Книга Квантовый лабиринт. Как Ричард Фейнман и Джон Уилер изменили время и реальность, страница 58. Автор книги Пол Халперн

Разделитель для чтения книг в онлайн библиотеке

Онлайн книга «Квантовый лабиринт. Как Ричард Фейнман и Джон Уилер изменили время и реальность»

Cтраница 58

Великолепная четверка часто собиралась в комнате Эверетта88, они потягивали шерри, смешивали коктейли, развлекали себя играми и вели долгие дискуссии.

Эверетт всю жизнь был поклонником идей Эйнштейна, в возрасте двенадцати лет он написал австрийскому ученому письмо, где задал вопрос, почему вселенная остается целостной. Эйнштейн ответил, коротко, но дружелюбно, и слегка подразнил молодого человека за его любопытство.

Семьдесят пять лет великий ученый отметил 14 марта 1954 года.

Незадолго до этой даты собрался комитет, возглавляемый Оппенгеймером, чтобы решить, кому вручить Премию Альберта Эйнштейна, особую награду в честь австрийца. Победителем оказался Фейнман, получивший пятнадцать тысяч долларов и золотую медаль.

«Нью-Йорк Таймс» посвятила статью этому событию, отметив, что награда была «высочайшим знаком признания заслуг, лишь на шаг менее ценным, чем Нобелевская премия»89.

14 апреля Эйнштейн в качестве приглашенного гостя прочитал особую лекцию в лаборатории Палмера студентам, проходившим курс Уилера по теории относительности. Выступление организовал на тот момент студент (позже ставший открывателем цветного заряда в сильном взаимодействии) Оскар Гринберг, которому пришлось держать все в секрете, чтобы избежать наплыва людей, желавших просто посмотреть на великого человека.

Само собой, Мизнер не мог пропустить такого события, и, по его словам, Эверетт тоже присутствовал.

Во время выступления Эйнштейн подчеркнул, что хотя он верит в способность квантовой механики невероятно успешно предсказывать результаты одного эксперимента за другим, в ней остаются логические трещины. Он нашел смехотворным, что связь наблюдателя и процесса измерений по-прежнему остается важной частью теории.

Если требуется человек, чтобы запустить процесс коллапса волновой функции до состояний, представляющих определенные измеряемые величины, то почему мышь не в состоянии сделать то же самое?
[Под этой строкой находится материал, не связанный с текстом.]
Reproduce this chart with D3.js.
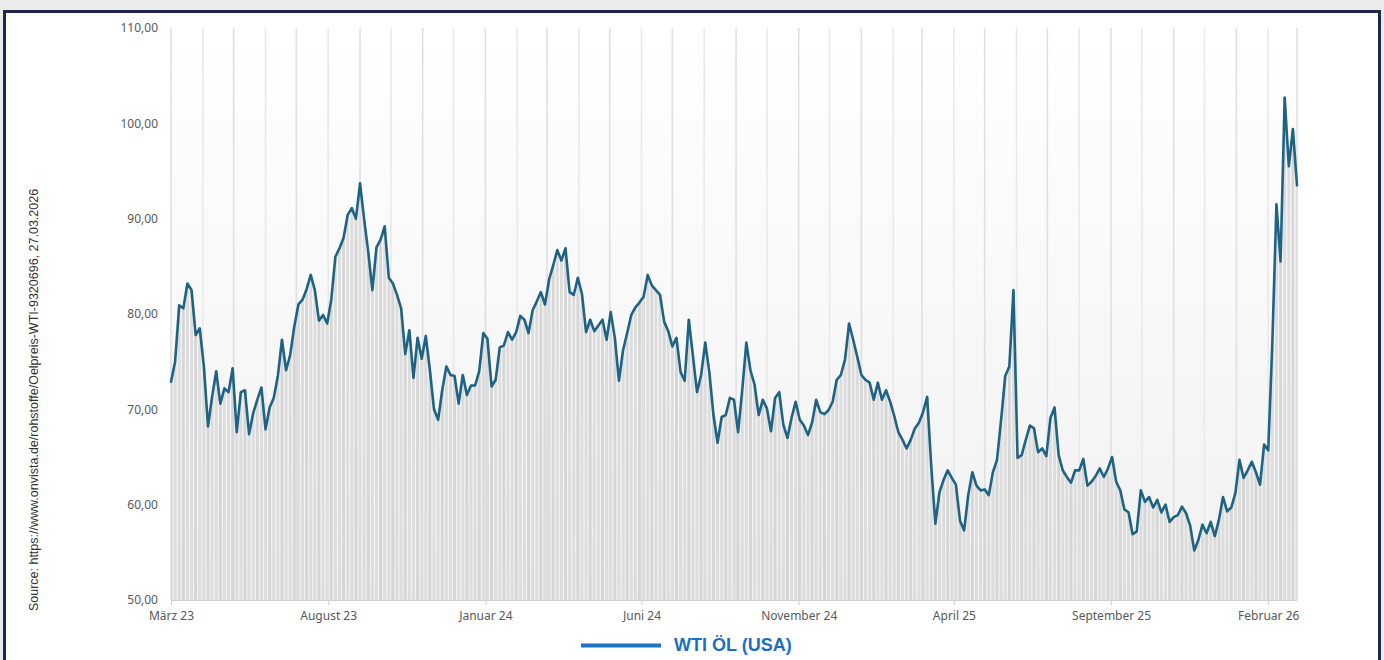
<!DOCTYPE html>
<html><head><meta charset="utf-8">
<script src="https://cdn.jsdelivr.net/npm/d3@7"></script>
<style>body{margin:0;background:#ececec;overflow:hidden}</style>
</head><body>
<svg id="c" width="1384" height="660"></svg>
<script>
const startDate = "2023-03-01";
const endDate = "2026-03-01";
const stepDays = 4;
const prices = [
72.9,75.0,80.9,80.6,83.2,82.5,77.8,78.5,74.5,68.2,
71.3,74.0,70.6,72.2,71.8,74.3,67.6,71.8,72.0,67.4,
69.6,71.0,72.3,67.9,70.2,71.2,73.5,77.3,74.1,75.7,
78.7,81.0,81.5,82.6,84.1,82.5,79.3,79.9,79.0,81.5,
86.0,86.9,88.0,90.4,91.1,90.0,93.7,89.9,86.5,82.5,
87.0,87.8,89.2,83.8,83.2,82.0,80.6,75.8,78.3,73.3,
77.5,75.3,77.7,74.1,70.0,68.9,72.0,74.5,73.6,73.5,
70.6,73.6,71.5,72.5,72.5,74.0,78.0,77.4,72.4,73.1,
76.5,76.7,78.1,77.3,78.1,79.8,79.4,78.0,80.4,81.3,
82.3,81.0,83.6,85.1,86.7,85.6,86.9,82.3,82.0,83.8,
82.1,78.1,79.4,78.2,78.8,79.4,77.3,80.2,77.5,73.0,
76.2,78.0,79.9,80.7,81.2,81.8,84.1,83.0,82.5,82.0,
79.2,78.2,76.6,77.5,73.9,73.0,79.4,75.6,71.8,73.6,
77.0,73.9,69.4,66.5,69.2,69.4,71.2,71.0,67.6,72.0,
77.0,74.1,72.6,69.4,71.0,70.1,67.7,71.2,71.8,68.4,
67.0,69.1,70.8,68.9,68.3,67.3,68.6,71.0,69.7,69.5,
69.9,70.8,73.1,73.6,75.2,79.0,77.3,75.5,73.6,73.1,
72.8,71.0,72.8,71.0,72.0,70.8,69.3,67.6,66.8,65.9,
66.8,68.0,68.6,69.7,71.3,64.0,58.0,61.3,62.6,63.6,
62.8,62.1,58.3,57.3,61.0,63.4,62.0,61.5,61.6,61.0,
63.4,64.7,68.9,73.5,74.5,82.5,64.9,65.2,66.8,68.3,
68.0,65.5,65.9,65.1,69.1,70.2,65.2,63.6,62.9,62.3,
63.6,63.6,64.8,62.0,62.4,63.0,63.8,62.9,63.8,65.0,
62.4,61.5,59.5,59.2,56.9,57.2,61.5,60.3,60.8,59.7,
60.5,59.2,60.0,58.2,58.7,58.9,59.8,59.1,57.8,55.2,
56.3,57.9,57.0,58.2,56.7,58.4,60.8,59.3,59.7,61.2,
64.7,62.8,63.6,64.5,63.4,62.1,66.3,65.7,77.0,91.5,
85.5,102.7,95.5,99.4,93.5
];
const yTicks = [50,60,70,80,90,100,110];
const xTickDates = ["2023-03-01","2023-08-01","2024-01-01","2024-06-01","2024-11-01","2025-04-01","2025-09-01","2026-02-01"];
const xTickLabels = ["März 23","August 23","Januar 24","Juni 24","November 24","April 25","September 25","Februar 26"];
const seriesName = "WTI ÖL (USA)";
const sourceText = "Source: https://www.onvista.de/rohstoffe/Oelpreis-WTI-9320696, 27.03.2026";

const parse = d3.utcParse("%Y-%m-%d");
const t0 = parse(startDate), t1 = parse(endDate);
const data = prices.map((v, i) => ({date: d3.utcDay.offset(t0, i * stepDays), value: v}));

const svg = d3.select("#c");
const W = 1384, H = 660;
const plot = {l: 171, r: 1297, t: 28, b: 600};

svg.append("rect").attr("width", W).attr("height", H).attr("fill", "#ececec");
svg.append("rect").attr("x", 4.5).attr("y", 11.5).attr("width", 1375).attr("height", 700)
  .attr("fill", "#ffffff").attr("stroke", "#1b2a49").attr("stroke-width", 3);

const defs = svg.append("defs");
const grad = defs.append("linearGradient").attr("id", "bg").attr("x1", 0).attr("y1", 0).attr("x2", 0).attr("y2", 1);
grad.append("stop").attr("offset", "0%").attr("stop-color", "#ffffff");
grad.append("stop").attr("offset", "100%").attr("stop-color", "#f1f1f1");
defs.append("clipPath").attr("id", "clip").append("rect")
  .attr("x", plot.l).attr("y", plot.t - 5).attr("width", plot.r - plot.l).attr("height", plot.b - plot.t + 5);

const x = d3.scaleUtc().domain([t0, t1]).range([plot.l, plot.r]);
const y = d3.scaleLinear().domain([50, 110]).range([plot.b, plot.t]);

svg.append("rect").attr("x", plot.l).attr("y", plot.t).attr("width", plot.r - plot.l).attr("height", plot.b - plot.t)
  .attr("fill", "url(#bg)");

// monthly vertical gridlines
const months = d3.utcMonth.range(t0, d3.utcDay.offset(t1, 1));
svg.append("g").selectAll("line").data(months).join("line")
  .attr("x1", d => x(d)).attr("x2", d => x(d))
  .attr("y1", plot.t).attr("y2", plot.b)
  .attr("stroke", (d, i) => i % 2 ? "#e9e9e9" : "#e0e0e0").attr("stroke-width", 1.6);

// bars
const pitch = x(d3.utcDay.offset(t0, stepDays)) - x(t0);
const bw = pitch * 0.72;
svg.append("g").attr("clip-path", "url(#clip)").selectAll("rect").data(data).join("rect")
  .attr("x", d => x(d.date) - bw / 2)
  .attr("y", d => y(d.value))
  .attr("width", bw)
  .attr("height", d => plot.b - y(d.value))
  .attr("fill", (d, i) => i % 3 === 0 ? "#d6d6d6" : "#dddddd");

// x axis line and ticks
svg.append("line").attr("x1", plot.l).attr("x2", plot.r).attr("y1", plot.b + 0.5).attr("y2", plot.b + 0.5)
  .attr("stroke", "#d0d0d0").attr("stroke-width", 1);
const xg = svg.append("g").attr("transform", `translate(0,${plot.b})`)
  .call(d3.axisBottom(x).tickValues(xTickDates.map(parse)).tickSize(5).tickPadding(6)
    .tickFormat((d, i) => xTickLabels[i]));
xg.select(".domain").remove();
xg.selectAll(".tick line").attr("stroke", "#cfcfcf");
xg.selectAll(".tick text").attr("fill", "#595959").attr("font-family", "Noto Sans, sans-serif").attr("font-size", 12);

// y axis labels
const yg = svg.append("g").attr("transform", `translate(${plot.l},0)`)
  .call(d3.axisLeft(y).tickValues(yTicks).tickSize(0).tickPadding(13)
    .tickFormat(d => d3.format(".2f")(d).replace(".", ",")));
yg.select(".domain").remove();
yg.selectAll(".tick text").attr("fill", "#595959").attr("font-family", "Noto Sans, sans-serif").attr("font-size", 12);

// line
const line = d3.line().x(d => x(d.date)).y(d => y(d.value));
svg.append("path").datum(data).attr("d", line)
  .attr("fill", "none").attr("stroke", "#1f6384").attr("stroke-width", 2.6)
  .attr("stroke-linejoin", "round").attr("stroke-linecap", "round");

// legend
svg.append("line").attr("x1", 581).attr("x2", 661).attr("y1", 645.5).attr("y2", 645.5)
  .attr("stroke", "#1b74c5").attr("stroke-width", 4);
svg.append("text").attr("x", 674).attr("y", 651).text(seriesName)
  .attr("fill", "#1b6fc2").attr("font-family", "Liberation Sans, Arial, sans-serif")
  .attr("font-weight", "bold").attr("font-size", 18);

// source
svg.append("text").attr("transform", "translate(38,400) rotate(-90)").attr("text-anchor", "middle")
  .text(sourceText).attr("fill", "#333333").attr("font-family", "Liberation Sans, Arial, sans-serif")
  .attr("font-size", 12.5);
</script>
</body></html>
Весь процесс квантовых измерений требовал переработки в объективном, механистическом и догматическом духе.

Главной областью интересов Эверетта по-прежнему осталась теория игр, но он с интересом прошел курс квантовой физики, прочел фон Неймана и прослушал лекцию Эйнштейна и поэтому заинтересовался проблемой квантовых измерений. По совпадению, примерно в то же самое время Уилер начал искать среди магистрантов того, кто может взяться за проект в области общей теории относительности и ее квантования.


Квантовый лабиринт. Как Ричард Фейнман и Джон Уилер изменили время и реальность

Магистранты разговаривают с Нильсом Бором во время его визита в Принстон в 1954 году. Слева направо: Чарльз Мизнер, Хейл Троттер, Нильс Бор, Хью Эверетт и Дэвид Харрисон.

Источник: фотография Алана Ричардса, AIP Emilio Segre Visual Archives.


Осенью того же года Бор провел целый семестр в институте перспективных исследований, консультируясь с Уилером, Оппенгеймером, Юджином Вигнером и др. Он привез с собой из Дании молодого ассистента, Оге Петерсена, и 16 ноября прочитал лекцию в Градуэйт-колледж, на которой присутствовали Мизнер и Эверетт.

Одним из основных вопросов выступления стала теория квантовых измерений.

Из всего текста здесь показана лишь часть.